WRITTEN EXERCISE: Without the pictures, print the lines running from the beginning of the material to the line containing "var ttpXLabels = ['0', '20', '40', '60', '80'];", both ends included.

DATASET EXTRACT:
=====
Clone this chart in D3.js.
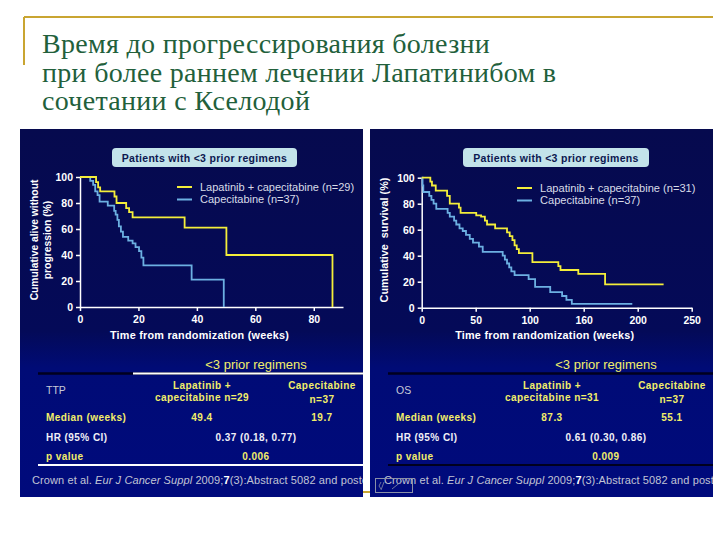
<!DOCTYPE html>
<html>
  <head>
    <meta http-equiv="Content-Type" content="text/html; charset=UTF-8">
    <script src="https://d3js.org/d3.v7.min.js"></script>
    <style type="text/css">
      body { margin: 0; background: #fff; }
      text { font-family: 'Liberation Sans', Arial, sans-serif; }
      .title { font-family: 'Liberation Serif', 'DejaVu Serif', serif; fill: #22603b; font-size: 28px; letter-spacing: 0.3px; }
    </style>
  </head>
  <body>
    <div id="canvas"></div>
    <script type="text/javascript">

    // slide title
    var titleLines = ['Время до прогрессирования болезни',
                      'при более раннем лечении Лапатинибом в',
                      'сочетании с Кселодой'];

    // TTP (left), Kaplan-Meier steps
    var ttpLapTime = [0, 5.5, 6.2, 6.9, 11.8, 12.5, 15.8, 16.8, 18, 35.8, 50.1, 86.4];
    var ttpLapSurv = [100, 96, 92, 89, 85, 80, 76, 73, 69, 61, 40, 0];
    var ttpCapTime = [0, 3.5, 4.5, 5.2, 6, 6.7, 9.5, 11.7, 12.2, 12.8, 13.3, 14, 14.7, 16.5, 18, 19, 20.2, 21, 21.7, 38.2, 49.2];
    var ttpCapSurv = [100, 97, 94, 89, 86, 81, 78, 74, 71, 67, 62, 58, 54, 51, 49, 46, 43, 38, 32, 21, 0];
    var ttpXTicks = [0, 20, 40, 60, 80];
    var ttpXLabels = ['0', '20', '40', '60', '80'];

    // OS (right)
    var osLapTime = [0, 8, 9.5, 13, 23.5, 26, 34.5, 36, 50.5, 55, 58.5, 60.5, 68, 79, 81.5, 84, 86, 88, 90, 102.5, 126.5, 128.5, 145, 169.8, 224];
    var osLapSurv = [100, 97, 94, 90, 86, 80, 77, 73, 71, 70, 67, 64, 61, 58, 55, 52, 48, 45, 42, 35, 32, 29, 26, 18, 18];
    var osCapTime = [0, 0.8, 1.5, 7, 9, 11, 13.5, 24, 26, 30, 32, 35, 38, 41, 44.5, 47.5, 53, 56.5, 75, 77, 79, 81, 83, 86, 99, 105, 119, 130, 134, 139, 195];
    var osCapSurv = [100, 94, 89, 86, 83, 80, 76, 73, 70, 67, 64, 61, 59, 56, 53, 50, 47, 43, 40, 37, 34, 31, 28, 25, 22, 16, 12, 9, 6, 3, 3];
    var osXTicks = [0, 50, 100, 150, 200, 250];
    var osXLabels = ['0', '50', '100', '160', '200', '250'];

    var yTicks = [0, 20, 40, 60, 80, 100];

    // tables
    var rowLabels = ['Median (weeks)', 'HR (95% CI)', 'p value'];
    var ttpTable = { head: 'TTP', lap: ['Lapatinib +', 'capecitabine n=29'], cap: ['Capecitabine', 'n=37'],
                     median: ['49.4', '19.7'], hr: '0.37 (0.18, 0.77)', p: '0.006' };
    var osTable  = { head: 'OS', lap: ['Lapatinib +', 'capecitabine n=31'], cap: ['Capecitabine', 'n=37'],
                     median: ['87.3', '55.1'], hr: '0.61 (0.30, 0.86)', p: '0.009' };

    var yellow = '#f4ee3a', blue = '#6cb0e2', tableYellow = '#f2ee6a';

    var svg = d3.select('#canvas').append('svg')
                .attr('width', 728)
                .attr('height', 546);

    var defs = svg.append('defs');
    var grad = defs.append('linearGradient').attr('id', 'bg')
                   .attr('x1', 0).attr('y1', 0).attr('x2', 0).attr('y2', 1);
    grad.append('stop').attr('offset', '0%').attr('stop-color', '#060a4e');
    grad.append('stop').attr('offset', '55%').attr('stop-color', '#040a58');
    grad.append('stop').attr('offset', '65%').attr('stop-color', '#000b76');
    grad.append('stop').attr('offset', '100%').attr('stop-color', '#000a7c');

    // slide decoration
    svg.append('line').attr('x1', 24).attr('x2', 713).attr('y1', 17).attr('y2', 17)
       .attr('stroke', '#c9a531').attr('stroke-width', 2);
    svg.append('line').attr('x1', 24).attr('x2', 24).attr('y1', 17).attr('y2', 65)
       .attr('stroke', '#c9a531').attr('stroke-width', 2);
    svg.append('line').attr('x1', 22).attr('x2', 713).attr('y1', 492).attr('y2', 492)
       .attr('stroke', '#c9a531').attr('stroke-width', 2);

    svg.selectAll('.title').data(titleLines).enter().append('text')
       .attr('class', 'title')
       .attr('x', 42)
       .attr('y', function (d, i) { return 53 + i * 28.5; })
       .text(function (d) { return d; });

    var drawPanel = function (cfg) {
      var g = svg.append('g');
      defs.append('clipPath').attr('id', 'clip' + cfg.id)
          .append('rect').attr('x', cfg.left).attr('y', 129).attr('width', 343).attr('height', 368);
      g.attr('clip-path', 'url(#clip' + cfg.id + ')');
      g.append('rect').attr('x', cfg.left).attr('y', 129).attr('width', 343).attr('height', 368)
       .attr('fill', 'url(#bg)');

      // header box
      g.append('rect').attr('x', cfg.box[0]).attr('y', 148).attr('width', cfg.box[1]).attr('height', 19)
       .attr('rx', 4).attr('fill', '#c3e3ea');
      g.append('text').attr('x', cfg.box[0] + cfg.box[1] / 2).attr('y', 161.5)
       .attr('text-anchor', 'middle').attr('font-size', '10.5px').attr('font-weight', 'bold')
       .attr('fill', '#0c1850').attr('letter-spacing', '0.3px')
       .text('Patients with <3 prior regimens');

      var x = d3.scaleLinear().domain(cfg.xDomain).range(cfg.xRange);
      var y = d3.scaleLinear().domain([0, 100]).range(cfg.yRange);

      var xAxis = g.append('g').attr('transform', 'translate(0,' + cfg.yRange[0] + ')')
                   .call(d3.axisBottom(x).tickValues(cfg.xTicks).tickSize(4).tickSizeOuter(0)
                         .tickFormat(function (d, i) { return cfg.xLabels[i]; }));
      var yAxis = g.append('g').attr('transform', 'translate(' + cfg.xRange[0] + ',0)')
                   .call(d3.axisLeft(y).tickValues(yTicks).tickSize(4).tickSizeOuter(0));
      [xAxis, yAxis].forEach(function (a) {
        a.select('.domain').attr('stroke', '#fff').attr('stroke-width', 1.5);
        a.selectAll('.tick line').attr('stroke', '#fff').attr('stroke-width', 1.5);
        a.selectAll('.tick text').attr('fill', '#fff').attr('font-size', '10.5px')
         .attr('font-weight', 'bold').attr('font-family', 'Liberation Sans, Arial, sans-serif');
      });
      xAxis.selectAll('.tick text').attr('dy', '0.9em');

      g.append('text').attr('x', (cfg.xRange[0] + cfg.xRange[1]) / 2 - 12).attr('y', 339)
       .attr('text-anchor', 'middle').attr('fill', '#fff').attr('font-size', '10.8px')
       .attr('font-weight', 'bold').attr('letter-spacing', '0.25px')
       .text('Time from randomization (weeks)');

      cfg.yTitle.forEach(function (t, i) {
        g.append('text')
         .attr('transform', 'translate(' + (cfg.yTitleX + i * 12.5) + ',' + cfg.yTitleY + ') rotate(-90)')
         .attr('text-anchor', 'middle').attr('fill', '#fff').attr('font-size', cfg.yTitleSize)
         .attr('font-weight', 'bold').attr('xml:space', 'preserve').text(t);
      });

      var line = d3.line()
                   .x(function (d) { return x(d[0]); })
                   .y(function (d) { return y(d[1]); })
                   .curve(d3.curveStepAfter);
      cfg.series.forEach(function (s) {
        var pts = s.t.map(function (t, i) { return [t, s.s[i]]; });
        g.append('path').attr('d', line(pts)).attr('fill', 'none')
         .attr('stroke', s.color).attr('stroke-width', 1.8);
      });

      // legend
      cfg.series.slice().reverse().forEach(function (s, i) {
        var ly = cfg.legend[1] + i * 12.5;
        g.append('line').attr('x1', cfg.legend[0]).attr('x2', cfg.legend[0] + 15)
         .attr('y1', ly).attr('y2', ly).attr('stroke', s.color).attr('stroke-width', 2);
        g.append('text').attr('x', cfg.legend[0] + 23).attr('y', ly + 3.8)
         .attr('fill', '#d8dce8').attr('font-size', cfg.legendSize).text(s.name);
      });

      // table
      var tb = cfg.table, L = cfg.left;
      g.append('text').attr('x', L + 236).attr('y', 368.5).attr('text-anchor', 'middle')
       .attr('fill', tableYellow).attr('font-size', '13px').text('<3 prior regimens');
      g.append('line').attr('x1', L + 18).attr('x2', L + 343).attr('y1', 373.5).attr('y2', 373.5)
       .attr('stroke', '#00001e').attr('stroke-width', 2.5);
      if (cfg.whiteRules) {
        g.append('line').attr('x1', L + 113).attr('x2', L + 343).attr('y1', 373.5).attr('y2', 373.5)
         .attr('stroke', '#fff').attr('stroke-width', 2);
      }
      g.append('line').attr('x1', L + 18).attr('x2', L + 343).attr('y1', 465).attr('y2', 465)
       .attr('stroke', cfg.whiteRules ? '#fff' : '#00001e').attr('stroke-width', 2);

      var colA = L + 182, colB = L + 302, colM = L + 236, colL = L + 26;
      g.append('text').attr('x', colL).attr('y', 394).attr('fill', '#c8cad8')
       .attr('font-size', '10.5px').text(tb.head);
      var bold = function (txt, xx, yy, col, anchor) {
        g.append('text').attr('x', xx).attr('y', yy).attr('text-anchor', anchor || 'middle')
         .attr('fill', col).attr('font-size', '10px').attr('font-weight', 'bold')
         .attr('letter-spacing', '0.45px').text(txt);
      };
      bold(tb.lap[0], colA, 389, tableYellow);
      bold(tb.lap[1], colA, 401, tableYellow);
      bold(tb.cap[0], colB, 389, tableYellow);
      bold(tb.cap[1], colB, 403, tableYellow);
      bold(rowLabels[0], colL, 421, tableYellow, 'start');
      bold(tb.median[0], colA, 421, tableYellow);
      bold(tb.median[1], colB, 421, tableYellow);
      bold(rowLabels[1], colL, 441, '#f0f0f6', 'start');
      bold(tb.hr, colM, 441, '#f0f0f6');
      bold(rowLabels[2], colL, 460, tableYellow, 'start');
      bold(tb.p, colM, 460, tableYellow);

      var cite = g.append('text').attr('x', L + cfg.citeX).attr('y', 483.5)
                  .attr('fill', '#c0c4d4').attr('font-size', '11px').attr('letter-spacing', '0.1px');
      cite.append('tspan').text('Crown et al. ');
      cite.append('tspan').attr('font-style', 'italic').text('Eur J Cancer Suppl');
      cite.append('tspan').text(' 2009;');
      cite.append('tspan').attr('font-weight', 'bold').attr('fill', '#fff').text('7');
      cite.append('tspan').text('(3):Abstract 5082 and poster');
    };

    drawPanel({
      id: 'ttp', left: 20, box: [112, 185],
      xDomain: [0, 90], xRange: [80, 343], yRange: [307, 177],
      xTicks: ttpXTicks, xLabels: ttpXLabels,
      yTitle: ['Cumulative alive without', 'progression (%)'], yTitleX: 38, yTitleY: 240, yTitleSize: '10.3px',
      legend: [177, 187], legendSize: '11px',
      series: [{ t: ttpCapTime, s: ttpCapSurv, color: blue, name: 'Capecitabine (n=37)' },
               { t: ttpLapTime, s: ttpLapSurv, color: yellow, name: 'Lapatinib + capecitabine (n=29)' }],
      table: ttpTable, whiteRules: true, citeX: 12
    });

    drawPanel({
      id: 'os', left: 370, box: [463, 186],
      xDomain: [0, 250], xRange: [421.7, 691.7], yRange: [307.7, 177.7],
      xTicks: osXTicks, xLabels: osXLabels,
      yTitle: ['Cumulative  survival (%)'], yTitleX: 388, yTitleY: 240, yTitleSize: '10.8px',
      legend: [517, 188], legendSize: '11.1px',
      series: [{ t: osCapTime, s: osCapSurv, color: blue, name: 'Capecitabine (n=37)' },
               { t: osLapTime, s: osLapSurv, color: yellow, name: 'Lapatinib + capecitabine (n=31)' }],
      table: osTable, whiteRules: false, citeX: 14
    });

    // slide navigation icon
    svg.append('rect').attr('x', 375.5).attr('y', 478.5).attr('width', 37).attr('height', 14)
       .attr('fill', 'none').attr('stroke', '#8a90a8').attr('stroke-width', 1);
    svg.append('path').attr('d', 'M381,490 l3,-8 M381,482 l-2,4 l2,3 M392,489 l10,-8')
       .attr('fill', 'none').attr('stroke', '#8a90a8').attr('stroke-width', 0.8);

    </script>
  </body>
</html>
=====
RESPONSE FOR THIS EXERCISE:
Clone this chart in D3.js.
<!DOCTYPE html>
<html>
  <head>
    <meta http-equiv="Content-Type" content="text/html; charset=UTF-8">
    <script src="https://d3js.org/d3.v7.min.js"></script>
    <style type="text/css">
      body { margin: 0; background: #fff; }
      text { font-family: 'Liberation Sans', Arial, sans-serif; }
      .title { font-family: 'Liberation Serif', 'DejaVu Serif', serif; fill: #22603b; font-size: 28px; letter-spacing: 0.3px; }
    </style>
  </head>
  <body>
    <div id="canvas"></div>
    <script type="text/javascript">

    // slide title
    var titleLines = ['Время до прогрессирования болезни',
                      'при более раннем лечении Лапатинибом в',
                      'сочетании с Кселодой'];

    // TTP (left), Kaplan-Meier steps
    var ttpLapTime = [0, 5.5, 6.2, 6.9, 11.8, 12.5, 15.8, 16.8, 18, 35.8, 50.1, 86.4];
    var ttpLapSurv = [100, 96, 92, 89, 85, 80, 76, 73, 69, 61, 40, 0];
    var ttpCapTime = [0, 3.5, 4.5, 5.2, 6, 6.7, 9.5, 11.7, 12.2, 12.8, 13.3, 14, 14.7, 16.5, 18, 19, 20.2, 21, 21.7, 38.2, 49.2];
    var ttpCapSurv = [100, 97, 94, 89, 86, 81, 78, 74, 71, 67, 62, 58, 54, 51, 49, 46, 43, 38, 32, 21, 0];
    var ttpXTicks = [0, 20, 40, 60, 80];
    var ttpXLabels = ['0', '20', '40', '60', '80'];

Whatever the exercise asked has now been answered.